Prompt » Pictures in the entries below are to be left out; otherwise, reproduce exactly the lines from the first through the line containing "Area, XAxis, YAxis".

# Material supplied start

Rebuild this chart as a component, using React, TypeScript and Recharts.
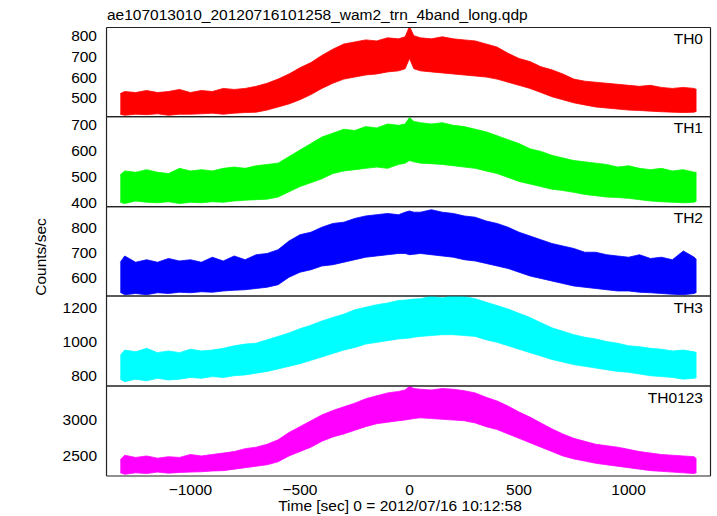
import { AreaChart, Area, XAxis, YAxis } from 'recharts';

const FONT = '"Liberation Sans", Arial, Helvetica, sans-serif';
const W = 717;
const H = 516;
const PLOT_LEFT = 106.5;
const PLOT_RIGHT = 710.5;
const FRAME = '#222';
const THIN = 0.01; // axes need a non-zero box to be drawn

// time bins [sec], with the low / high edge of the noisy band
const TIMES = [
  -1320, -1300, -1250, -1200, -1150, -1100, -1050, -1000, -950, -900, -850, -800, -750, -700, -650, -600,
  -550, -500, -450, -400, -350, -300, -250, -200, -150, -100, -50, -20, 0, 20, 50, 100, 150, 200, 250, 300,
  350, 400, 450, 500, 550, 600, 650, 700, 750, 800, 850, 900, 950, 1000, 1050, 1100, 1150, 1200, 1250, 1300, 1310,
];

const TH0_LO = [
  420, 415, 420, 418, 422, 415, 420, 420, 422, 425, 420, 425, 428, 430, 440, 455, 470, 490, 515, 545, 570, 590,
  600, 610, 615, 625, 630, 640, 690, 640, 630, 625, 620, 615, 610, 605, 600, 590, 575, 560, 545, 525, 505, 490,
  475, 465, 455, 450, 445, 440, 438, 435, 432, 430, 428, 430, 435,
];
const TH0_HI = [
  520, 530, 525, 535, 525, 530, 540, 525, 535, 530, 545, 540, 545, 555, 570, 590, 615, 645, 670, 705, 735, 760,
  770, 780, 775, 790, 785, 795, 845, 800, 790, 785, 795, 785, 780, 775, 760, 745, 715, 690, 675, 650, 635, 615,
  590, 580, 575, 570, 565, 560, 555, 560, 550, 545, 550, 545, 540,
];

const TH1_LO = [
  400, 395, 405, 400, 398, 402, 395, 400, 398, 402, 400, 405, 408, 410, 412, 420, 440, 460, 475, 490, 510, 520,
  525, 530, 535, 530, 545, 550, 560, 555, 550, 548, 545, 540, 535, 530, 520, 510, 495, 480, 470, 460, 450, 445,
  438, 430, 425, 420, 418, 415, 410, 405, 402, 400, 398, 400, 405,
];
const TH1_HI = [
  505, 520, 515, 525, 515, 510, 530, 520, 525, 520, 530, 535, 530, 540, 545, 550, 575, 600, 625, 650, 665, 680,
  675, 690, 685, 700, 695, 700, 725, 710, 705, 700, 705, 695, 690, 680, 670, 655, 640, 625, 605, 595, 580, 570,
  560, 555, 550, 545, 535, 540, 530, 525, 530, 520, 525, 515, 515,
];

const TH2_LO = [
  540, 530, 535, 530, 538, 535, 540, 538, 542, 540, 545, 548, 550, 555, 560, 570, 600, 620, 630, 645, 650, 660,
  670, 680, 685, 690, 695, 695, 690, 692, 695, 690, 685, 680, 670, 665, 655, 645, 635, 620, 605, 595, 585, 575,
  565, 560, 555, 550, 545, 545, 540, 538, 535, 532, 530, 535, 540,
];
const TH2_HI = [
  660, 685, 660, 670, 660, 675, 665, 670, 660, 680, 665, 685, 670, 690, 695, 710, 745, 770, 780, 800, 815, 820,
  835, 845, 850, 855, 850, 860, 865, 860, 860, 870, 860, 855, 845, 840, 825, 815, 800, 780, 765, 750, 735, 725,
  715, 700, 700, 690, 685, 680, 690, 675, 680, 670, 705, 680, 670,
];

const TH3_LO = [
  780, 765, 780, 770, 785, 775, 780, 790, 785, 795, 790, 800, 805, 815, 825, 840, 855, 870, 890, 910, 930, 950,
  965, 985, 995, 1005, 1015, 1018, 1020, 1025, 1030, 1035, 1040, 1040, 1035, 1030, 1010, 995, 975, 955, 935, 915,
  895, 880, 865, 855, 845, 835, 825, 820, 810, 800, 795, 790, 780, 785, 790,
];
const TH3_HI = [
  920, 950, 940, 960, 935, 945, 935, 955, 945, 950, 960, 975, 985, 990, 1010, 1030, 1050, 1075, 1095, 1120, 1140,
  1160, 1185, 1200, 1215, 1225, 1240, 1242, 1245, 1248, 1250, 1265, 1255, 1270, 1262, 1250, 1230, 1210, 1190, 1165,
  1140, 1110, 1080, 1060, 1040, 1025, 1015, 1000, 990, 975, 970, 960, 955, 945, 950, 940, 935,
];

const TH0123_LO = [
  2270, 2250, 2270, 2260, 2280, 2265, 2275, 2280, 2285, 2295, 2300, 2320, 2340, 2360, 2380, 2420, 2500, 2560, 2620,
  2700, 2760, 2800, 2850, 2900, 2940, 2960, 2980, 2990, 3000, 3010, 3020, 3010, 3000, 2990, 2980, 2950, 2900, 2860,
  2800, 2740, 2680, 2620, 2560, 2500, 2460, 2430, 2400, 2380, 2360, 2340, 2320, 2300, 2290, 2280, 2270, 2260, 2275,
];
const TH0123_HI = [
  2450, 2510, 2480, 2500, 2470, 2490, 2480, 2520, 2500, 2520, 2540, 2560, 2600, 2620, 2660, 2720, 2820, 2900, 2980,
  3060, 3120, 3170, 3220, 3280, 3320, 3360, 3380, 3400, 3450, 3420, 3410, 3400, 3420, 3410, 3390, 3360, 3300, 3250,
  3180, 3100, 3030, 2950, 2870, 2800, 2740, 2700, 2660, 2640, 2620, 2590, 2560, 2540, 2520, 2510, 2500, 2490, 2460,
];

const X_DOMAIN: [number, number] = [-1383, 1374];
const X_LABELS = [-1000, -500, 0, 500, 1000];

const steps = (from: number, to: number, step: number) => {
  const out: number[] = [];
  for (let v = from; v <= to + 1e-9; v += step) out.push(v);
  return out;
};
const X_MINOR = steps(-1300, 1300, 100);

const PANELS = [
  { name: 'TH0', color: '#ff0000', lo: TH0_LO, hi: TH0_HI, top: 27.5, bottom: 116.7, domain: [408, 840], labels: [500, 600, 700, 800], minor: steps(420, 840, 20) },
  { name: 'TH1', color: '#00ff00', lo: TH1_LO, hi: TH1_HI, top: 116.7, bottom: 206.7, domain: [383, 728], labels: [400, 500, 600, 700], minor: steps(400, 720, 20) },
  { name: 'TH2', color: '#0000ff', lo: TH2_LO, hi: TH2_HI, top: 206.7, bottom: 296, domain: [525, 882], labels: [600, 700, 800], minor: steps(540, 880, 20) },
  { name: 'TH3', color: '#00ffff', lo: TH3_LO, hi: TH3_HI, top: 296, bottom: 386, domain: [740, 1266], labels: [800, 1000, 1200], minor: steps(750, 1250, 50) },
  { name: 'TH0123', color: '#ff00ff', lo: TH0123_LO, hi: TH0123_HI, top: 386, bottom: 476, domain: [2227, 3454], labels: [2500, 3000], minor: steps(2300, 3400, 100) },
];

const fmt = (v: number) => (v < 0 ? `\u2212${-v}` : `${v}`);
const tickText = { fontSize: 15.5, fill: '#000', fontFamily: FONT };
const frameLine = { stroke: FRAME, strokeWidth: 1.2 };

function Panel({ p, last }: { p: (typeof PANELS)[number]; last: boolean }) {
  const rows = TIMES.map((t, i) => ({ t, r: [p.lo[i], p.hi[i]] }));
  const dom = p.domain as [number, number];
  return (
    <div style={{ position: 'absolute', left: 0, top: 0 }}>
      <AreaChart
        width={W}
        height={H}
        data={rows}
        margin={{ top: p.top, bottom: H - p.bottom, left: PLOT_LEFT, right: W - PLOT_RIGHT }}
      >
        <XAxis xAxisId="b" dataKey="t" type="number" domain={X_DOMAIN} allowDataOverflow orientation="bottom" mirror height={THIN}
          ticks={X_LABELS} interval={0} tickSize={5} tick={false} axisLine={frameLine} tickLine={frameLine} />
        <XAxis xAxisId="bm" dataKey="t" type="number" domain={X_DOMAIN} allowDataOverflow orientation="bottom" mirror height={THIN}
          ticks={X_MINOR} interval={0} tickSize={2.5} tick={false} axisLine={false} tickLine={frameLine} />
        <XAxis xAxisId="t" dataKey="t" type="number" domain={X_DOMAIN} allowDataOverflow orientation="top" mirror height={THIN}
          ticks={X_LABELS} interval={0} tickSize={5} tick={false} axisLine={frameLine} tickLine={frameLine} />
        <XAxis xAxisId="tm" dataKey="t" type="number" domain={X_DOMAIN} allowDataOverflow orientation="top" mirror height={THIN}
          ticks={X_MINOR} interval={0} tickSize={2.5} tick={false} axisLine={false} tickLine={frameLine} />
        {last && (
          <XAxis xAxisId="lab" dataKey="t" type="number" domain={X_DOMAIN} allowDataOverflow orientation="bottom" height={THIN}
            ticks={X_LABELS} interval={0} tickSize={0} tickMargin={8} tick={tickText} tickFormatter={fmt}
            axisLine={false} tickLine={false} />
        )}
        <YAxis yAxisId="l" type="number" domain={dom} allowDataOverflow orientation="left" mirror width={THIN}
          ticks={p.labels} interval={0} tickSize={5} tick={false} axisLine={frameLine} tickLine={frameLine} />
        <YAxis yAxisId="lm" type="number" domain={dom} allowDataOverflow orientation="left" mirror width={THIN}
          ticks={p.minor} interval={0} tickSize={2.5} tick={false} axisLine={false} tickLine={frameLine} />
        <YAxis yAxisId="r" type="number" domain={dom} allowDataOverflow orientation="right" mirror width={THIN}
          ticks={p.labels} interval={0} tickSize={5} tick={false} axisLine={frameLine} tickLine={frameLine} />
        <YAxis yAxisId="rm" type="number" domain={dom} allowDataOverflow orientation="right" mirror width={THIN}
          ticks={p.minor} interval={0} tickSize={2.5} tick={false} axisLine={false} tickLine={frameLine} />
        <YAxis yAxisId="lab" type="number" domain={dom} allowDataOverflow orientation="left" width={THIN}
          ticks={p.labels} interval={0} tickSize={0} tickMargin={9.5} tick={tickText}
          axisLine={false} tickLine={false} />
        <Area
          xAxisId="b"
          yAxisId="l"
          dataKey="r"
          type="linear"
          stroke={p.color}
          strokeWidth={0.8}
          fill={p.color}
          fillOpacity={1}
          dot={false}
          activeDot={false}
          isAnimationActive={false}
        />
      </AreaChart>
    </div>
  );
}

export default function App() {
  return (
    <div style={{ position: 'absolute', left: 0, top: 0, width: W, height: H, background: '#fff', fontFamily: FONT }}>
      {PANELS.map((p, i) => (
        <Panel key={p.name} p={p} last={i === PANELS.length - 1} />
      ))}
      <svg width={W} height={H} style={{ position: 'absolute', left: 0, top: 0, pointerEvents: 'none' }}>
        <text x={107} y={20} fontSize={15.5} fontFamily={FONT} fill="#000">
          ae107013010_20120716101258_wam2_trn_4band_long.qdp
        </text>
        <text x={46} y={257} fontSize={15.5} fontFamily={FONT} fill="#000" textAnchor="middle" transform="rotate(-90 46 257)">
          Counts/sec
        </text>
        <text x={400} y={511} fontSize={15.5} fontFamily={FONT} fill="#000" textAnchor="middle">
          Time [sec] 0 = 2012/07/16 10:12:58
        </text>
        {PANELS.map((p) => (
          <text key={p.name} x={703} y={p.top + 16.5} fontSize={15.5} fontFamily={FONT} fill="#000" textAnchor="end">
            {p.name}
          </text>
        ))}
      </svg>
    </div>
  );
}
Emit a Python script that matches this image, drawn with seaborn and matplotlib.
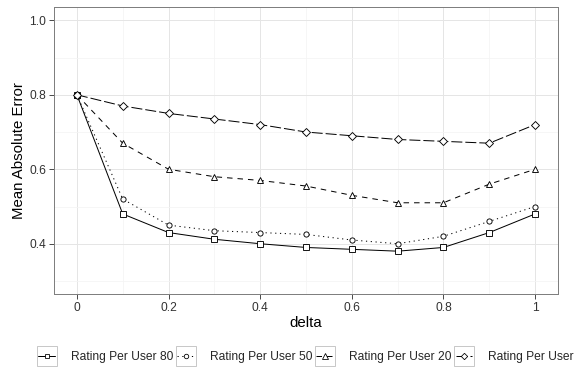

# Material supplied end

Output of the task »
Rebuild this chart as a component, using React, TypeScript and Recharts.
import { AreaChart, Area, XAxis, YAxis } from 'recharts';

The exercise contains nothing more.